Partly it is because her meticulosity makes her describe what writers more accustomed to the battlefield leave one to take for granted. . . . And partly it is because she writes of such a company of heroes as never lived before: of girls of nineteen who trudge over turnip-fields among the bullets to look for the wounded, not in any sudden flame of courage, but as a daily occupation; of women who stayed in Antwerp at their posts till the red skies fell in on them. . . .

And against this background, which is a miracle of of dreadfulness, there moves the Ambulance Corps, which is a miracle of human splendour. It is merciful that, just as one discovers that the world is capable of being infinitely more noble. One perceives quite clearly that some members of this Ambulance Corps must have been intolerable as individuals: ‘practical’ women who use their common sense to rasp their neighbours’ shins and regard suavity as a part of incompetence. And yet, united by their collective purpose of courage, they become an organisation so magnificent in its fearlessness that one accepts as a real tragedy the personal grief which makes this book muted like words spoken by one who holds back the tears. No triumph of good work that may come to Miss Sinclair will ever make up to her for the discovery that the artist is unfit for the life of action. And yet every page of this gallant, humiliated book makes it plain that while it is glorious that England should have women who walk quietly under the rain of bullets it is glorious too that England should have women who grieve inconsolably because the face of danger has not been turned to them.

 Faced with that ‘miracle of dreadfulness,’ West is angrily impatient with wishful “emotional” solutions or simplistic pacifism, such as the proposal by Ellen Key’s Women, Peace and the Future that “mere femaleness is going to end the war”:

 Mere platitudinous assertions as to the niceness of peace and the nastiness of war are useless in such crises, and the ‘motherly’ advice of Miss Key that the belligerent nations should refrain from denouncing the sins of others and should turn their attention to their own defects, is actively mischievous.
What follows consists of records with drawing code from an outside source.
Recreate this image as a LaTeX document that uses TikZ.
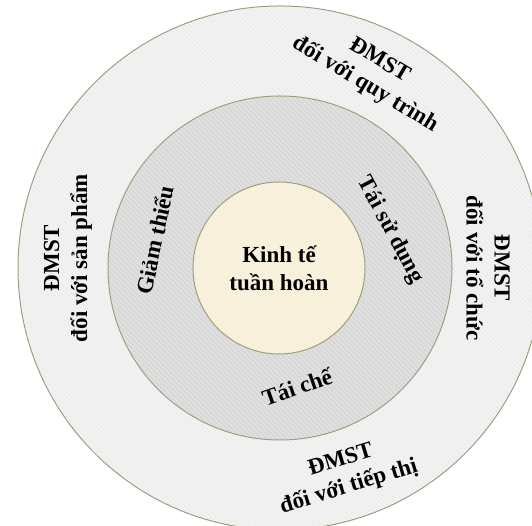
\documentclass[tikz,border=0pt]{standalone}
\usepackage{fontspec}
\setmainfont{Liberation Serif}
\usetikzlibrary{patterns.meta}
\definecolor{ringline}{HTML}{9E9E7E}
\definecolor{outerfill}{HTML}{EEEEEE}
\definecolor{midfill}{HTML}{D8D8D8}
\definecolor{corefill}{HTML}{F7EFD8}
\tikzset{
  ring/.style={circle, draw=ringline, line width=1pt, inner sep=0pt},
  stripes/.style={pattern={Lines[angle=-45,distance=3.5pt,line width=0.9pt]}, pattern color=white, opacity=0.45},
  lbl/.style={align=center, font=\bfseries\fontsize{23}{28}\selectfont, inner sep=0pt}
}
\begin{document}
\begin{tikzpicture}[x=1pt,y=1pt]
\useasboundingbox (0,0) rectangle (532,526);
\clip (0,0) rectangle (532,526);
\fill[white] (0,0) rectangle (532,526);
\coordinate (c) at (280,258);
\node[ring, fill=outerfill, minimum size=524pt] (outer) at (c) {};
\fill[stripes] (c) circle[radius=261.5];
\node[ring, fill=midfill, minimum size=344pt] (mid) at (c) {};
\fill[stripes, opacity=0.35] (c) circle[radius=171.5];
\node[ring, fill=corefill, minimum size=172pt] (core) at (279,258) {};
\fill[stripes, opacity=0.3] (279,258) circle[radius=85.5];
\node[lbl] (tcore) at (279,258) {Kinh tế\\tuần hoàn};
\node[lbl, rotate=78] (tgiam) at (155,286) {Giảm thiểu};
\node[lbl, rotate=-62] (ttsd) at (390,296) {Tái sử dụng};
\node[lbl, rotate=19] (tche) at (297,139) {Tái chế};
\node[lbl, rotate=-31] (tqt) at (372,453) {ĐMST\\đối với quy trình};
\node[lbl, rotate=90] (tsp) at (68,268) {ĐMST\\đối với sản phẩm};
\node[lbl, rotate=-90] (ttc) at (488,258) {ĐMST\\đối với tổ chức};
\node[lbl, rotate=17] (ttt) at (345,52) {ĐMST\\đối với tiếp thị};
\end{tikzpicture}
\end{document}
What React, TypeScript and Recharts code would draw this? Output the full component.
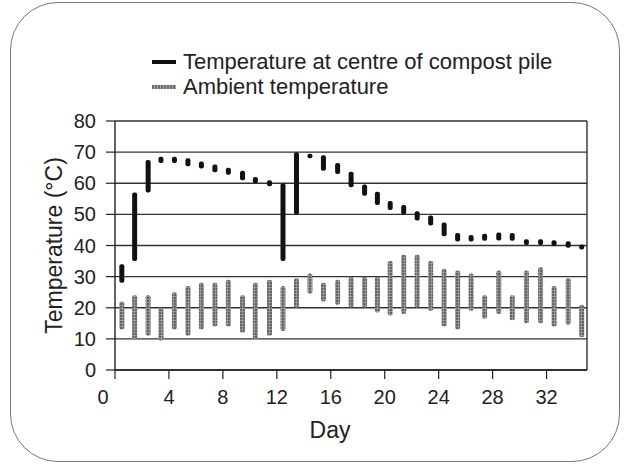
import React from "react"
import { ComposedChart, Bar, XAxis, YAxis, CartesianGrid, ReferenceLine } from "recharts"

// day position of each reading (centre of the daily bar)
const dayPos = [
  0.5, 1.45, 2.45, 3.4, 4.4, 5.4, 6.4, 7.4, 8.4, 9.45, 10.4, 11.45, 12.45, 13.45, 14.45, 15.45, 16.5, 17.5,
  18.5, 19.45, 20.4, 21.4, 22.4, 23.4, 24.4, 25.4, 26.4, 27.4, 28.45, 29.45, 30.5, 31.55, 32.55, 33.6, 34.6,
]

// temperature at centre of compost pile (daily min / max, °C)
const compostLow = [
  28, 35, 57, 66.5, 66.5, 65.5, 64.7, 63.5, 62.7, 61, 60, 59, 35, 50, 68, 64, 63, 58.7, 56, 53, 51.4, 50, 48,
  46.4, 43, 41.3, 41.3, 41.5, 41.6, 41.5, 40.2, 40.2, 39.8, 39.3, 38.7,
]
const compostHigh = [
  34, 57, 67.5, 68.5, 68.5, 68, 67, 66, 65, 64, 62, 61, 60, 70, 69.5, 69, 66.5, 63.7, 59.6, 57.3, 54.3, 53, 51,
  49.6, 47.4, 44, 43.4, 43.8, 44.2, 44, 42, 42, 41.7, 41.4, 40.3,
]

// ambient temperature (daily min / max, °C)
const ambientLow = [
  13, 10, 11, 9.5, 13, 11, 13, 14, 14, 12, 10, 11, 12.5, 20, 24.5, 22, 21, 20, 20, 18.5, 17.5, 18, 20, 19, 14,
  13, 19, 16.5, 18, 16, 15, 15, 14, 14.5, 10.5,
]
const ambientHigh = [
  22, 24, 24, 20, 25, 27, 28, 28, 29, 24, 28, 29, 27, 29.5, 31, 28, 29, 30, 30, 30, 35, 37, 37, 35, 32.5, 32,
  31, 24, 32, 24, 32, 33, 27, 29.5, 21,
]

const xTicks = [0, 4, 8, 12, 16, 20, 24, 28, 32]
const yTicks = [0, 10, 20, 30, 40, 50, 60, 70, 80]

const data = dayPos.map((d, i) => ({
  day: d,
  compost: [compostLow[i], compostHigh[i]],
  ambient: [ambientLow[i], ambientHigh[i]],
}))

const font = "'Liberation Sans', Arial, Helvetica, sans-serif"
const tickStyle = { fontSize: 20, fill: "#222", fontFamily: font }

// the "0" label sits a little left of its tick so it clears the y axis
const DayTick = (props: any) => {
  const { x, y, payload } = props
  const shift = payload.value === 0 ? -12 : 0
  return (
    <text x={x + shift} y={y} dy="0.71em" textAnchor="middle" {...tickStyle}>
      {payload.value}
    </text>
  )
}

export default function App() {
  return (
    <div
      style={{
        position: "absolute",
        left: 0,
        top: 0,
        width: 630,
        height: 469,
        background: "#fff",
        overflow: "hidden",
        fontFamily: font,
      }}
    >
      {/* rounded frame */}
      <div
        style={{
          position: "absolute",
          left: 10,
          top: 2,
          width: 608,
          height: 458,
          border: "1.5px solid #777",
          borderRadius: 48,
        }}
      />

      {/* legend */}
      <div style={{ position: "absolute", left: 152, top: 60, width: 24, height: 4, background: "#111" }} />
      <div style={{ position: "absolute", left: 183, top: 49, fontSize: 22, lineHeight: "26px", color: "#222" }}>
        Temperature at centre of compost pile
      </div>
      <div
        style={{
          position: "absolute",
          left: 152,
          top: 85,
          width: 24,
          height: 4,
          background: "repeating-linear-gradient(90deg, #6e6e6e 0 2px, #a5a5a5 2px 3px)",
        }}
      />
      <div style={{ position: "absolute", left: 183, top: 74, fontSize: 22, lineHeight: "26px", color: "#222" }}>
        Ambient temperature
      </div>

      <div style={{ position: "absolute", left: 0, top: 0 }}>
        <ComposedChart width={630} height={469} data={data} margin={{ top: 121, right: 43, bottom: 0, left: 0 }}>
          <defs>
            <pattern id="ambFill" width="3" height="3" patternUnits="userSpaceOnUse">
              <rect width="3" height="3" fill="#959595" />
              <circle cx="1" cy="1" r="0.9" fill="#4a4a4a" />
            </pattern>
          </defs>
          <CartesianGrid vertical={false} stroke="#333" strokeWidth={1.4} xAxisId="a" />
          <XAxis
            xAxisId="a"
            dataKey="day"
            type="number"
            domain={[0, 35]}
            ticks={xTicks}
            allowDataOverflow
            height={99}
            tickSize={9}
            tickMargin={11}
            tick={<DayTick />}
            axisLine={{ stroke: "#222", strokeWidth: 1.4 }}
            tickLine={{ stroke: "#222", strokeWidth: 1.2 }}
          />
          <XAxis xAxisId="b" dataKey="day" type="number" domain={[0, 35]} allowDataOverflow hide height={0} />
          <YAxis
            type="number"
            domain={[0, 80]}
            ticks={yTicks}
            width={115}
            tickSize={9}
            tickMargin={10}
            tick={tickStyle}
            axisLine={{ stroke: "#222", strokeWidth: 1.4 }}
            tickLine={{ stroke: "#222", strokeWidth: 1.2 }}
            label={{
              value: "Temperature (°C)",
              angle: -90,
              position: "insideLeft",
              offset: 54,
              style: { textAnchor: "middle", fontSize: 23, fill: "#222", fontFamily: font },
            }}
          />
          <ReferenceLine xAxisId="a" x={35} stroke="#333" strokeWidth={1.4} />
          <Bar
            xAxisId="b"
            dataKey="ambient"
            barSize={5}
            fill="url(#ambFill)"
            radius={2}
            isAnimationActive={false}
          />
          <Bar xAxisId="a" dataKey="compost" barSize={5} fill="#111" radius={2} isAnimationActive={false} />
        </ComposedChart>
      </div>

      <div
        style={{
          position: "absolute",
          left: 330,
          top: 416,
          transform: "translateX(-50%)",
          fontSize: 23,
          lineHeight: "28px",
          color: "#222",
        }}
      >
        Day
      </div>
    </div>
  )
}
If we refrain from regarding the invasion of Belgium as a crime, we foment a state of public opinion which would tolerate England’s commission of a similar crime if the occasion arose. It is alert and vigorous thinking about specific points, it is the very quality of intelligence which Miss Key belittles, which brings an end to war. The intellect is the sword in the hand of humanity, without which its tears and laughter are as impotent as the tears and laughter of children. That is why Miss Key’s feminism, this woman-worship that would have women cultivate laxness of mental tissue so that they shall dissolve into a hot emotional vapour that shall act as a Turkish bath to the Superman, is an offence not only against women but against the race.

Reading through this collection I was frequently reminded of Testament of a Generation: what years these were of passionate, uncompromising, yet humane writing in the service of both political and literary ideals! How well did West know Holtby and Brittain? Marcus’s introduction notes that to Brittain West was “the embodiment of the feminist cause, the twentieth-century successor to Mary Wollstonecraft.” The Berry / Bostridge biography mentions West’s friendly treatment of Brittain at a party in 1933 and there are scattered further references to letters and meetings. How stimulating it would have been to share in their conversations — and yet I’ve also been thinking, as I read West’s ruthless pronouncements, that this is not the kind of person I might like best in real life (West sounds difficult, if not quite as challenging a personality as Olivia Manning). Also, much as I appreciate West’s rhetorical flair, this is not the kind of writing I seek out in contemporary contexts, when I tend to find it tiresome. Though I certainly identify as a feminist, I let my Ms. subscription lapse in the mid 90s. I wonder why I enjoy polemics so much more at some historical distance. Or is it that these particular polemicists bring something to their work that isn’t there in the contemporary equivalents? Who would be the equivalents today of this “Fleet Street feminism” anyway? Jezebel? Feministing? What critics would you point to who combine strong political critique with a strong literary sensibility?